_STATED GOAL_: Produce an exact copy of all the data below, dropping every image.
begin PROVIDED DATA
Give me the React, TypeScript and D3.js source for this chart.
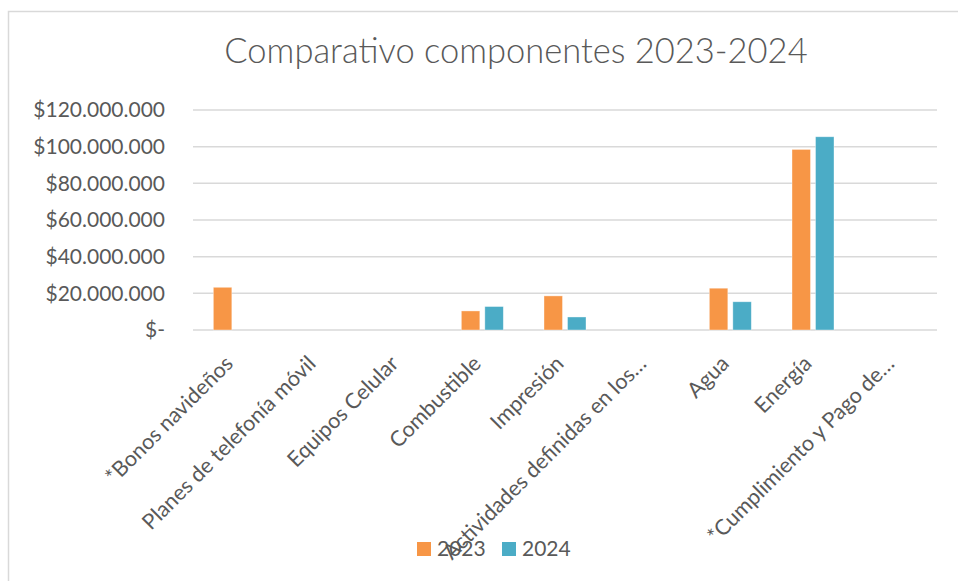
import React from "react";
import * as d3 from "d3";

const categories = [
  "*Bonos navideños",
  "Planes de telefonía móvil",
  "Equipos Celular",
  "Combustible",
  "Impresión",
  "Actividades definidas en los…",
  "Agua",
  "Energía",
  "*Cumplimiento y Pago de…",
];
const seriesNames = ["2023", "2024"];
const values2023: (number | null)[] = [23300000, null, null, 10400000, 18600000, null, 22800000, 98500000, null];
const values2024: (number | null)[] = [null, null, null, 12800000, 7100000, null, 15400000, 105400000, null];
const yTicks = [0, 20000000, 40000000, 60000000, 80000000, 100000000, 120000000];
const colors = ["#F79646", "#4BACC6"];

const W = 958;
const H = 581;
const FONT = "Lato, 'Open Sans', sans-serif";
const TEXT = "#595959";

function fmt(v: number) {
  if (v === 0) return "$-";
  const s = String(v).replace(/\B(?=(\d{3})+(?!\d))/g, ".");
  return "$" + s;
}

export default function App() {
  const left = 193, right = 937, top = 110, bottom = 330;
  const x = d3.scaleBand<string>().domain(categories).range([left, right]).padding(0);
  const y = d3.scaleLinear().domain([0, 120000000]).range([bottom, top]);
  const series = [values2023, values2024];

  return (
    <svg width={W} height={H} style={{ position: "absolute", left: 0, top: 0, background: "#fff" }} fontFamily={FONT}>
      <rect x={8.5} y={11.5} width={1000} height={700} fill="#fff" stroke="#D9D9D9" strokeWidth={1.5} />
      <text x={516} y={63} textAnchor="middle" fontSize={34.5} fontWeight={300} fill={TEXT}>
        Comparativo componentes 2023-2024
      </text>
      {yTicks.map((t) => (
        <g key={t}>
          <line x1={left} x2={right} y1={y(t)} y2={y(t)} stroke="#D9D9D9" strokeWidth={1.5} />
          <text x={165} y={y(t)} dy="0.35em" textAnchor="end" fontSize={21} fill={TEXT}>
            {fmt(t)}
          </text>
        </g>
      ))}
      {categories.map((c, i) => {
        const cx = (x(c) as number) + x.bandwidth() / 2;
        const x1 = d3.scaleBand<string>().domain(seriesNames).range([cx - 21, cx + 21]).paddingInner(0.213).paddingOuter(0);
        return (
          <g key={c}>
            {series.map((s, k) => {
              const v = s[i];
              if (v == null) return null;
              return (
                <rect
                  key={k}
                  x={x1(seriesNames[k])}
                  y={y(v)}
                  width={x1.bandwidth()}
                  height={y(0) - y(v)}
                  fill={colors[k]}
                  stroke="#fff"
                  strokeOpacity={0.5}
                  strokeWidth={0.75}
                />
              );
            })}
            <text
              transform={`translate(${cx},${bottom + 35}) rotate(-45)`}
              textAnchor="end"
              fontSize={21.5}
              fill={TEXT}
            >
              {c}
            </text>
          </g>
        );
      })}
      {seriesNames.map((s, k) => (
        <g key={s} transform={`translate(${417 + k * 85},542)`}>
          <rect x={0} y={0} width={14} height={14} fill={colors[k]} />
          <text x={20} y={14} fontSize={21} fill={TEXT}>
            {s}
          </text>
        </g>
      ))}
    </svg>
  );
}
end PROVIDED DATA
_CORRECT RESPONSE_:
Give me the React, TypeScript and D3.js source for this chart.
import React from "react";
import * as d3 from "d3";

const categories = [
  "*Bonos navideños",
  "Planes de telefonía móvil",
  "Equipos Celular",
  "Combustible",
  "Impresión",
  "Actividades definidas en los…",
  "Agua",
  "Energía",
  "*Cumplimiento y Pago de…",
];
const seriesNames = ["2023", "2024"];
const values2023: (number | null)[] = [23300000, null, null, 10400000, 18600000, null, 22800000, 98500000, null];
const values2024: (number | null)[] = [null, null, null, 12800000, 7100000, null, 15400000, 105400000, null];
const yTicks = [0, 20000000, 40000000, 60000000, 80000000, 100000000, 120000000];
const colors = ["#F79646", "#4BACC6"];

const W = 958;
const H = 581;
const FONT = "Lato, 'Open Sans', sans-serif";
const TEXT = "#595959";

function fmt(v: number) {
  if (v === 0) return "$-";
  const s = String(v).replace(/\B(?=(\d{3})+(?!\d))/g, ".");
  return "$" + s;
}

export default function App() {
  const left = 193, right = 937, top = 110, bottom = 330;
  const x = d3.scaleBand<string>().domain(categories).range([left, right]).padding(0);
  const y = d3.scaleLinear().domain([0, 120000000]).range([bottom, top]);
  const series = [values2023, values2024];

  return (
    <svg width={W} height={H} style={{ position: "absolute", left: 0, top: 0, background: "#fff" }} fontFamily={FONT}>
      <rect x={8.5} y={11.5} width={1000} height={700} fill="#fff" stroke="#D9D9D9" strokeWidth={1.5} />
      <text x={516} y={63} textAnchor="middle" fontSize={34.5} fontWeight={300} fill={TEXT}>
        Comparativo componentes 2023-2024
      </text>
      {yTicks.map((t) => (
        <g key={t}>
          <line x1={left} x2={right} y1={y(t)} y2={y(t)} stroke="#D9D9D9" strokeWidth={1.5} />
          <text x={165} y={y(t)} dy="0.35em" textAnchor="end" fontSize={21} fill={TEXT}>
            {fmt(t)}
          </text>
        </g>
      ))}
      {categories.map((c, i) => {
        const cx = (x(c) as number) + x.bandwidth() / 2;
        const x1 = d3.scaleBand<string>().domain(seriesNames).range([cx - 21, cx + 21]).paddingInner(0.213).paddingOuter(0);
        return (
          <g key={c}>
            {series.map((s, k) => {
              const v = s[i];
              if (v == null) return null;
              return (
                <rect
                  key={k}
                  x={x1(seriesNames[k])}
                  y={y(v)}
                  width={x1.bandwidth()}
                  height={y(0) - y(v)}
                  fill={colors[k]}
                  stroke="#fff"
                  strokeOpacity={0.5}
                  strokeWidth={0.75}
                />
              );
            })}
            <text
              transform={`translate(${cx},${bottom + 35}) rotate(-45)`}
              textAnchor="end"
              fontSize={21.5}
              fill={TEXT}
            >
              {c}
            </text>
          </g>
        );
      })}
      {seriesNames.map((s, k) => (
        <g key={s} transform={`translate(${417 + k * 85},542)`}>
          <rect x={0} y={0} width={14} height={14} fill={colors[k]} />
          <text x={20} y={14} fontSize={21} fill={TEXT}>
            {s}
          </text>
        </g>
      ))}
    </svg>
  );
}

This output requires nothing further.